Association pour le souvenir de la Grande Guerre 14-18

"Les morts ne meurent pas quand ils descendent dans la tombe, mais bien quand ils descendent dans l'oubli."
Henri AUCLAIR

dimanche 21 mars 2010

Un roman



"Le Cabaret des oubliés" de Philippe Delepierre et Bruno Vouters

Entre les horreurs de la Grande Guerre et le tourbillon des Années folles, il y a comme un trou de mémoire, un temps suspendu. C'est cette France de survivants, dévastée, amère, déchirée entre le désir d'oublier et la culpabilité propre à tous les rescapés que fait revivre Le Cabaret des oubliés. Un roman historique certes, abondamment documenté, mais aussi un roman tout court, qui raconte, dans un langage truculent, la lente remontée des enfers d'un homme du Nord, un Ch'ti de la classe 1907.

Alfred Berthier, né dans les corons en 1887, a par deux fois échappé à la mort.

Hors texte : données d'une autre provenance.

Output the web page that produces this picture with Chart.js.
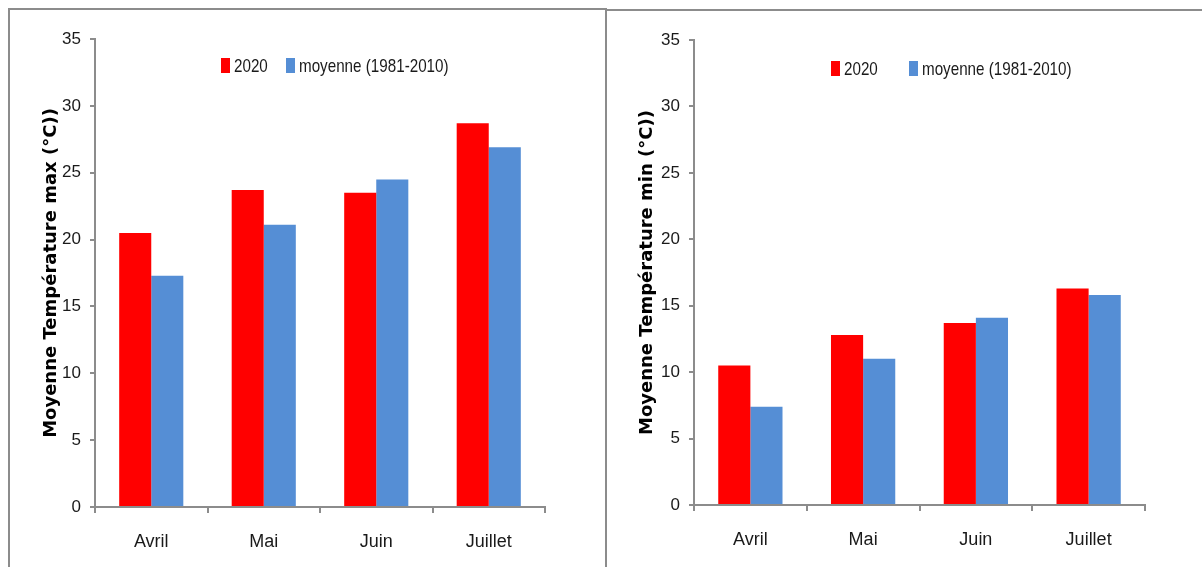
<!DOCTYPE html>
<html>
<head>
<meta charset="utf-8">
<script src="https://cdn.jsdelivr.net/npm/chart.js@4.4.1/dist/chart.umd.min.js"></script>
<style>
  html, body { margin: 0; padding: 0; background: #fff; }
  body { width: 1202px; height: 567px; position: relative; overflow: hidden; }
  .frame { position: absolute; border: 2px solid #8c8c8c; border-bottom: none; box-sizing: border-box; }
  .box { position: absolute; }
</style>
</head>
<body>
<div class="frame" style="left:8px; top:8px; width:599px; height:570px;"></div>
<div class="frame" style="left:605px; top:9px; width:610px; height:570px; border-right:none;"></div>
<div class="box" style="left:0; top:0; width:606px; height:567px;"><canvas id="maxChart"></canvas></div>
<div class="box" style="left:606px; top:0; width:596px; height:567px;"><canvas id="minChart"></canvas></div>
<script>
// months and series
const months = ['Avril', 'Mai', 'Juin', 'Juillet'];
const seriesNames = ['2020', 'moyenne (1981-2010)'];
const tmax2020 = [20.5, 23.7, 23.5, 28.7];
const tmaxMoyenne = [17.3, 21.1, 24.5, 26.9];
const tmin2020 = [10.5, 12.8, 13.7, 16.3];
const tminMoyenne = [7.4, 11.0, 14.1, 15.8];
const yTicks = [0, 5, 10, 15, 20, 25, 30, 35];

const RED = '#ff0000';
const BLUE = '#558ed5';
const AXIS = '#8c8c8c';
const TEXT = "'Liberation Sans', Arial, sans-serif";

// legend drawn inside the plot area, like the original (narrow text)
const insideLegend = {
  id: 'insideLegend',
  afterDraw(chart, args, opts) {
    const ctx = chart.ctx;
    const area = chart.chartArea;
    ctx.save();
    ctx.font = '19px ' + TEXT;
    ctx.textBaseline = 'middle';
    chart.data.datasets.forEach((ds, i) => {
      const x = area.left + opts.xs[i];
      const y = opts.y;
      ctx.fillStyle = ds.backgroundColor;
      ctx.fillRect(x, y - 7.5, 9, 15);
      ctx.fillStyle = '#1a1a1a';
      ctx.save();
      ctx.translate(x + 13, y + 1);
      ctx.scale(0.8, 1);
      ctx.fillText(ds.label, 0, 0);
      ctx.restore();
    });
    ctx.restore();
  }
};

function makeChart(id, a, b, title, p) {
  const ctx = document.getElementById(id);
  return new Chart(ctx, {
    type: 'bar',
    data: {
      labels: months,
      datasets: [
        { label: seriesNames[0], data: a, backgroundColor: RED, borderWidth: 0 },
        { label: seriesNames[1], data: b, backgroundColor: BLUE, borderWidth: 0 }
      ]
    },
    options: {
      responsive: true,
      maintainAspectRatio: false,
      animation: false,
      devicePixelRatio: 1,
      layout: { padding: { left: p.padLeft, right: p.padRight, top: p.padTop, bottom: p.padBottom } },
      datasets: { bar: { categoryPercentage: 0.57, barPercentage: 1.0 } },
      plugins: {
        legend: { display: false },
        tooltip: { enabled: false },
        insideLegend: { xs: p.legendXs, y: p.legendY }
      },
      scales: {
        x: {
          grid: { display: true, offset: true, drawOnChartArea: false, drawTicks: true, tickLength: 6, color: AXIS, lineWidth: 2 },
          border: { display: true, color: AXIS, width: 2 },
          ticks: { color: '#1a1a1a', padding: 18, font: { family: TEXT, size: 18 } },
          afterFit(scale) { scale.height = 50; }
        },
        y: {
          min: 0,
          max: 35,
          afterBuildTicks(scale) { scale.ticks = yTicks.map(v => ({ value: v })); },
          grid: { display: true, drawOnChartArea: false, drawTicks: true, tickLength: 5, color: AXIS, lineWidth: 2 },
          border: { display: true, color: AXIS, width: 2 },
          ticks: { color: '#1a1a1a', padding: 9, font: { family: TEXT, size: 17 } },
          title: {
            display: true,
            text: title,
            color: '#000',
            padding: { top: 4, bottom: 4 },
            font: { family: "'DejaVu Sans', sans-serif", size: 18, weight: 'bold' }
          },
          afterFit(scale) { scale.width = p.axisWidth; }
        }
      }
    },
    plugins: [insideLegend]
  });
}

document.addEventListener('DOMContentLoaded', () => {
  makeChart('maxChart', tmax2020, tmaxMoyenne, 'Moyenne Température max (°C))', {
    padLeft: 37, axisWidth: 58, padRight: 61, padTop: 39, padBottom: 10,
    legendXs: [126, 191], legendY: 65.5
  });
  makeChart('minChart', tmin2020, tminMoyenne, 'Moyenne Température min (°C))', {
    padLeft: 27, axisWidth: 61, padRight: 57, padTop: 40, padBottom: 12,
    legendXs: [137, 215], legendY: 68.5
  });
});
</script>
</body>
</html>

La première fois, en 1906, à Courrières, la plus grande catastrophe minière d'Europe : 1 099 morts, une poignée de survivants - dont lui. La seconde fois, au Chemin des Dames, la grande boucherie de 1917, dont il est ressorti boiteux, un éclat fiché dans le crâne, et en état de choc.

Pour échapper aux tranchées, il a simulé l'amnésie. Rebaptisé "Adam Hurtebise", il a trouvé un emploi à Paris, au Journal des réfugiés qui informe les habitants du Nord, tout juste "récupéré" - on ne dit pas libéré. Repoussant les mains tendues, Adam continue de feindre, remâchant ses peurs et son mal de vivre. Il a perdu le rire et le désir, le goût aussi. Et ses illusions. Les lettres d'amour de sa marraine de guerre n'étaient qu'une farce. Le Montparnasse des Années folles l'écoeure. Comme les vautours qui profitent des réparations.

Derrière le triste masque d'Adam, Alfred rêve des nuages, des briques et des terrils de sa région natale. Il la retrouve en ruine, routes et champs truffés de déchets militaires. Ici, malgré tout, il se régénère, puisant aux sources de l'âme des Ch'tis le courage, la force et le goût de la fête. Alfred prendra sa revanche par le rire.

Du drame, le récit tourne à la farce grinçante. Une sorte de kermesse héroïque dont l'apogée sera l'inauguration d'un cabaret créé par des survivants et des "gueules cassées" dans une arène jadis réservée aux combats de coqs - un symbole, bien sûr, comme le héros et beaucoup de figures de ce roman, plus savant qu'il n'y paraît de prime abord. Car l'intrigue ne se greffe pas, comme c'est souvent le cas, sur un fond historique, elle incarne l'Histoire et ces années grises et roses.

Philippe Delepierre et Bruno Vouters ont une vision intime de ce Nord souvent caricaturé. Le premier, professeur à Villeneuve-d'Ascq, a publié des romans situés dans la région, comme Fred Hamster et Madame Lilas (Liana Levi, 2004). Le second, rédacteur en chef adjoint à La Voix du Nord, a réalisé un documentaire sur la catastrophe de Courrières. Ils mêlent heureusement leurs compétences pour produire un "docu-fiction" à la fois réaliste et inspiré.

On ne quitte ce livre qu'à regret, avec l'envie d'en savoir plus. Les auteurs ont eu la bonne idée de prolonger leur récit d'un chapitre intitulé "Roman et réalité", qui précise les frontières entre la vérité des personnages, des descriptions, des lieux et les apports de la fiction.

Le Cabaret des oubliés, de Philippe Delepierre et Bruno Vouters, Liana Levi, 368 p., 19 €.